Jan. 9 (Bloomberg) -- Finland, whose bonds were the best performing among AAA rated nations last year, now faces tough choices on spending and taxes to maintain its pre-eminence.
The government is gearing up for talks that risk revealing fissures in the six-party coalition over how to balance the budget and foster growth amid a fifth year of deficits. It must guard against excessive spending cuts that would kill economic momentum, said Kim Pessala, chief investment officer at Evli Bank Oyj.
“Too much growth-busting austerity would be a real mistake,” Pessala, who helps manage 6.5 billion euros ($8.5 billion) in assets, said by phone. Finland needs “a balanced solution ensuring the budget deficit doesn’t balloon and economic growth gets the boost it needs.”
A recession that started in the second quarter is cutting Prime Minister Jyrki Katainen’s room to maneuver as he prepares for the March spending talks. He has said that retaining the country’s AAA credit rating and stopping debt growth by 2015 are the government’s overarching fiscal policy goals. Finnish bonds are off to a losing start this year, sliding 1.2 percent, according to Bloomberg/EFFAS indexes.

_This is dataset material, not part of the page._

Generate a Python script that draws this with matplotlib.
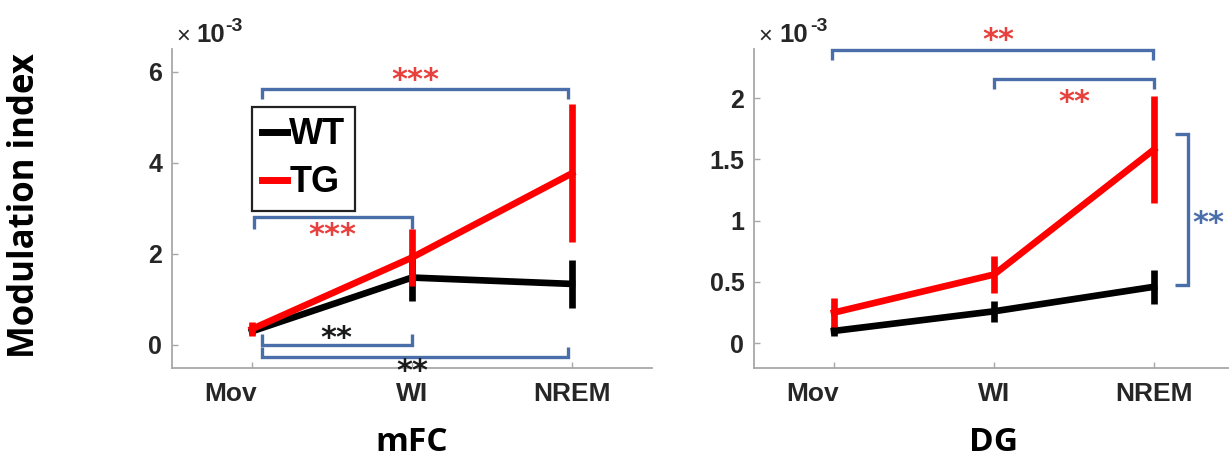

The premier, who heads the National Coalition Party, favors stimulus and spending cuts over higher taxes, while Social Democratic Finance Minister Jutta Urpilainen is pushing to avoid reducing expenses. Finland’s fiscal challenges didn’t deter investors last year amid a debt crisis in the euro area, where the country is one of only four with a top rating.
Finnish bonds returned 7.23 percent last year, topping the 4.46 percent gain for German debt and 5.8 percent for Dutch bonds. Neighboring AAA rated Nordic countries also had lower returns, with Sweden gaining 1.6 percent, Denmark 3.88 percent and Norway 2.87 percent.
“Finland wants to hold on to its haven status and investors’ strong faith in its bonds,” Jan von Gerich, chief analyst at Nordea Bank AB in Helsinki, said by phone. “That may happen at the expense of economic growth.”
Economic growth since 2010 hasn’t been enough to offset the 8.5 percent slump in gross domestic product in 2009. The government is struggling with elevated unemployment, lower tax revenue and higher benefit spending. The aging population is also weighing on fiscal policy leeway as more people quit the work force than enter. Finland’s recession may have continued in the fourth quarter, according to trend indicator data published today that showed a 0.7 percent annual contraction in October, after a 1.6 percent drop in September.
The economy of 5.4 million people will grow 0.5 percent this year after an estimated contraction of 0.1 percent in 2012, the Finance Ministry said Dec. 20. The budget will be 1.5 percent in deficit in 2013 and 0.9 percent in 2014.
The yield on Finland’s benchmark 10-year note slid 2 basis points to 1.67 percent as of 2:27 p.m. in Helsinki. That’s about 19 basis points more than similar-maturity German bunds. The spread was as narrow as eight basis points in August.
“The yields are so low it’s hard to see them declining further,” Pessala said. “They may start rising this year if the inflation rate remains at this level as we have negative real rates and that’s not sustainable in the long run.”
Consumer prices in the euro area rose an annual 2.2 percent last month even as the 17-nation single currency region suffers from a recession. Katainen’s government has agreed on 2.3 billion euros of austerity measures for this year, swelling the amount to 5.9 billion euros by 2016.
The steps include raising value added tax rates by 1 percentage point to 24 percent this month. Another 1 billion euros of austerity is necessary if policy makers aim to reach the goal of ending debt growth by 2015, Bank of Finland Governor Erkki Liikanen said on Dec. 13.
“We need more jobs and faster economic growth,” Urpilainen said according to an e-mailed copy of a speech given to her Social Democratic Party today. “Our industry has been challenged by a quiet tsunami over a longer period. 60,000 industrial jobs have disappeared in the past four years” amid a structural change in global demand.
Katainen’s government is seeking ways to make people work longer, to both starting earlier and retiring later. Finns’ average retirement age was 61.7 years in 2009, compared with the European Union average of 61.4 years, according to latest data by Eurostat, the union’s statistics office. Swedes retired on average at the age of 64.3 that year. Even so, Urpilainen has ruled out raising the pension age before the next general election.
The government is also working to encourage municipalities to merge into bigger entities better able to provide services, such as health care, to the aging population.
“Combining focused stimulus in the short run with some medium-term reforms would be a sustainable solution,” von Gerich said. “Structural reforms would need to tackle the problems caused by the aging population and rising health-care costs.”